Grid Dynamics·Poland·Офис·2д. назад

We are looking for an experienced Software Engineer in Performance Infrastructure to join our team. This position is part of a high-impact project for a world-renowned global tech leader and AI innovator. You will be focused on optimizing large-scale machine learning workloads for next-generation hardware within a High-Performance Computing (HPC) and Compiler Infrastructure environment.
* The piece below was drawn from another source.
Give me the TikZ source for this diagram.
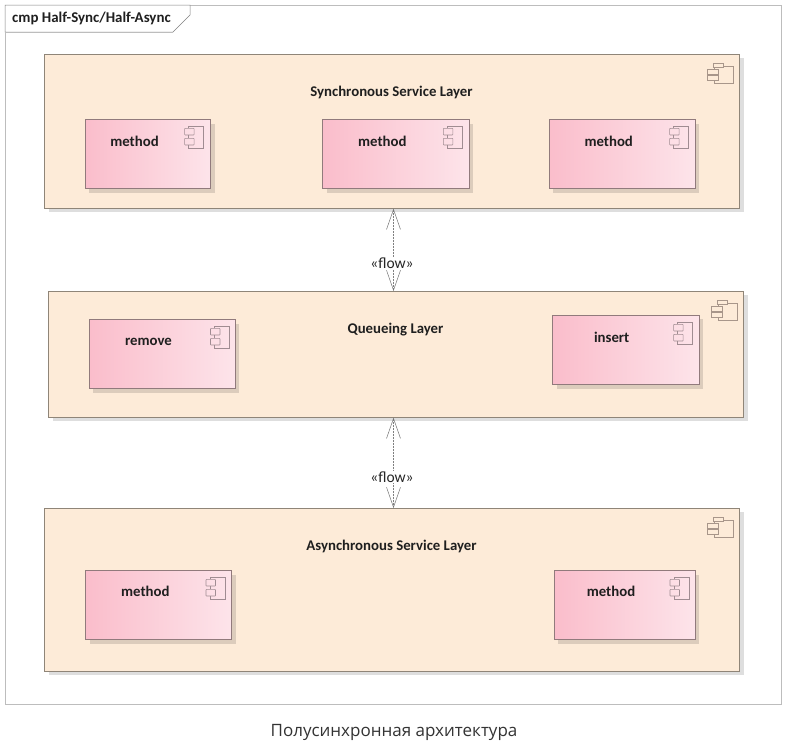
\documentclass[tikz,border=0pt]{standalone}
\usepackage{fontspec}
\setmainfont{Carlito}
\newfontfamily\capfont{Open Sans}
\usetikzlibrary{arrows.meta,calc}
\definecolor{layerfill}{HTML}{FDEBD8}
\definecolor{layerline}{HTML}{8F8578}
\definecolor{compline}{HTML}{917A7C}
\definecolor{pinkL}{HTML}{FABDCB}
\definecolor{pinkM}{HTML}{FBD4DF}
\definecolor{pinkR}{HTML}{FDE4EA}
\definecolor{frameline}{HTML}{BDBDBD}
\definecolor{iconA}{HTML}{A8968A}
\definecolor{iconB}{HTML}{A08C92}
\tikzset{
  x=1pt,y=-1pt,
  layerbox/.style={rectangle,anchor=north west,draw=layerline,line width=.7pt,fill=layerfill,inner sep=0pt,
    preaction={draw=none,fill=black,fill opacity=.13,transform canvas={xshift=4.5pt,yshift=-4pt}}},
  compbox/.style={rectangle,anchor=north west,draw=compline,line width=.7pt,left color=pinkL,middle color=pinkM,right color=pinkR,inner sep=0pt,
    preaction={draw=none,fill=black,fill opacity=.13,transform canvas={xshift=4pt,yshift=-4pt}}},
  lbl/.style={font=\bfseries\fontsize{14.8}{16}\selectfont,text=black!88,inner sep=0pt,anchor=center},
  flowlbl/.style={font=\fontsize{15.5}{17}\selectfont,fill=white,inner sep=0.5pt,text=black!85},
  flowline/.style={dash pattern=on 2pt off 1pt,draw=black!50,line width=.5pt,
    {Straight Barb[length=20pt,width=14pt,line width=.5pt,color=black!55]}-{Straight Barb[length=20pt,width=14pt,line width=.5pt,color=black!55]}},
}
% component icon: #1 = top right corner of its body
\newcommand{\compicon}[1]{%
  \begin{scope}[shift={#1},draw=iconB,line width=.55pt]
    \draw (-15,2.3) -- (-15,0) -- (0,0) -- (0,22.3) -- (-15,22.3) -- (-15,19);
    \draw (-15,9) -- (-15,12.3);
    \draw[rounded corners=.6pt] (-19,2.3) rectangle (-9.5,9);
    \draw[rounded corners=.6pt] (-19,12.3) rectangle (-9.5,19);
  \end{scope}}
\newcommand{\layericon}[1]{%
  \begin{scope}[shift={#1},draw=iconA,line width=.55pt]
    \draw (-10,0) -- (0,0) -- (0,17.3) -- (-19,17.3) -- (-19,14);
    \draw (-19,1) -- (-19,3) (-19,8) -- (-19,9);
    \draw (-20,-3) rectangle (-10,1);
    \draw (-26,3) rectangle (-15,8);
    \draw (-26,9) rectangle (-15,14);
  \end{scope}}
\begin{document}
\begin{tikzpicture}
\useasboundingbox (0,0) rectangle (786,747);
\fill[white] (0,0) rectangle (786,747);
% outer frame
\node[rectangle,anchor=north west,draw=frameline,line width=.8pt,minimum width=776pt,minimum height=699pt,inner sep=0pt] (frame) at (5,5) {};
\draw[draw=black!50,line width=.5pt,fill=white] (5,5) -- (190,5) -- (190,15) -- (173,32) -- (5,32) -- cycle;
\draw[draw=frameline,line width=.8pt] (5,32) -- (173,32);
\node[font=\bfseries\fontsize{14.9}{16}\selectfont,text=black!88,anchor=west,inner sep=0pt] (title) at (12,18.5) {cmp Half-Sync/Half-Async};
% layers
\node[layerbox,minimum width=695pt,minimum height=154pt] (l1) at (44,54) {};
\node[layerbox,minimum width=695pt,minimum height=126pt] (l2) at (48,291) {};
\node[layerbox,minimum width=695pt,minimum height=163pt] (l3) at (44,508) {};
\layericon{(733,66)}
\layericon{(737,303)}
\layericon{(733,520)}
\node[lbl] (t1) at (391.5,92.5) {Synchronous Service Layer};
\node[lbl] (t2) at (395.5,329.5) {Queueing Layer};
\node[lbl] (t3) at (391.5,546.5) {Asynchronous Service Layer};
% components
\node[compbox,minimum width=125.3pt,minimum height=69pt] (c1) at (85,119.3) {};
\node[compbox,minimum width=146.4pt,minimum height=69pt] (c2) at (322.3,119.3) {};
\node[compbox,minimum width=146.3pt,minimum height=69pt] (c3) at (548.7,119.3) {};
\node[compbox,minimum width=146pt,minimum height=69pt] (c4) at (89,319.3) {};
\node[compbox,minimum width=146.7pt,minimum height=69.3pt] (c5) at (552.3,315) {};
\node[compbox,minimum width=146pt,minimum height=69pt] (c6) at (85.3,570.3) {};
\node[compbox,minimum width=141pt,minimum height=69pt] (c7) at (554,570.3) {};
\compicon{(203.7,126)}
\compicon{(462.3,126)}
\compicon{(688.7,126)}
\compicon{(229.5,326)}
\compicon{(692.7,322)}
\compicon{(225,577)}
\compicon{(689,577)}
\node[lbl] at (134.5,141.5) {method};
\node[lbl] at (382.3,141.5) {method};
\node[lbl] at (608.7,141.5) {method};
\node[lbl] at (148.5,341.5) {remove};
\node[lbl] at (611.7,337.5) {insert};
\node[lbl] at (145.3,591.5) {method};
\node[lbl] at (611,591.5) {method};
% connectors
\coordinate (x1) at (393.5,250);
\coordinate (x2) at (393.5,470);
\draw[flowline] (l1.south -| x1) -- (l2.north -| x1);
\draw[flowline] (l2.south -| x2) -- (l3.north -| x2);
\node[flowlbl] (f1) at (392,263) {«flow»};
\node[flowlbl] (f2) at (392,477) {«flow»};
% caption
\node[font=\fontsize{17}{20}\selectfont,text=black!80,inner sep=0pt] (cap) at (394,732) {\capfont Полусинхронная архитектура};
\end{tikzpicture}
\end{document}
Your core mission will be to manage the end-to-end health, precision, and reliability of performance benchmarking pipelines, working at the intersection of automated infrastructure and performance engineering.

Essential functions

Responsibilities:

Performance Analysis & Validation: Evaluate results from automated benchmarking suites to detect and analyze performance shifts and shifts in metrics.
Root-Cause Analysis: Perform deep-dive root-cause analysis on bisection results to identify specific code changes responsible for performance regressions.
Infrastructure Automation: Develop and maintain Python-based tooling for benchmark automation, hardware configuration management, and automated data recovery.
System Debugging: Troubleshoot failures within the benchmarking pipeline, including script errors, environment misconfigurations, and resource allocation issues in distributed clusters.
Data Pipelines & Dashboards: Maintain and enhance data pipelines and visualization tools to ensure high-fidelity performance metrics are consistently available for engineering teams.
Technical Documentation: Develop and maintain engineering playbooks and best practices to improve consistency in performance testing and incident investigation.

Qualifications

Min requirements:

Strong proficiency in Python for systems automation, data processing, and integration.
Hands-on experience with SQL for querying large datasets and managing performance metrics.
Deep knowledge of Linux/Unix environments, shell scripting (Bash), and command-line development.
Exceptional analytical and problem-solving skills with the ability to debug complex system-level issues.
Clear written communication skills for documenting technical investigations and collaborating across globally distributed teams.

Would be a plus

Practical experience with distributed build and test systems (e.g., Bazel / CMake).
Strong familiarity with CI/CD pipelines and automated regression testing.
Basic understanding of hardware accelerators (GPUs) or machine learning frameworks (e.g., JAX, PyTorch, TensorFlow).
Background in Performance Engineering or SRE (Site Reliability Engineering).

We offer

Opportunity to work on bleeding-edge projects
Work with a highly motivated and dedicated team
Competitive salary
Flexible schedule
Benefits package - medical insurance, sports
Corporate social events
Professional development opportunities
Well-equipped office

About us

Grid Dynamics (NASDAQ: GDYN) is a leading provider of technology consulting, platform and product engineering, AI, and advanced analytics services. Fusing technical vision with business acumen, we solve the most pressing technical challenges and enable positive business outcomes for enterprise companies undergoing business transformation. A key differentiator for Grid Dynamics is our 8 years of experience and leadership in enterprise AI, supported by profound expertise and ongoing investment in data, analytics, cloud & DevOps, application modernization and customer experience. Founded in 2006, Grid Dynamics is headquartered in Silicon Valley with offices across the Americas, Europe, and India.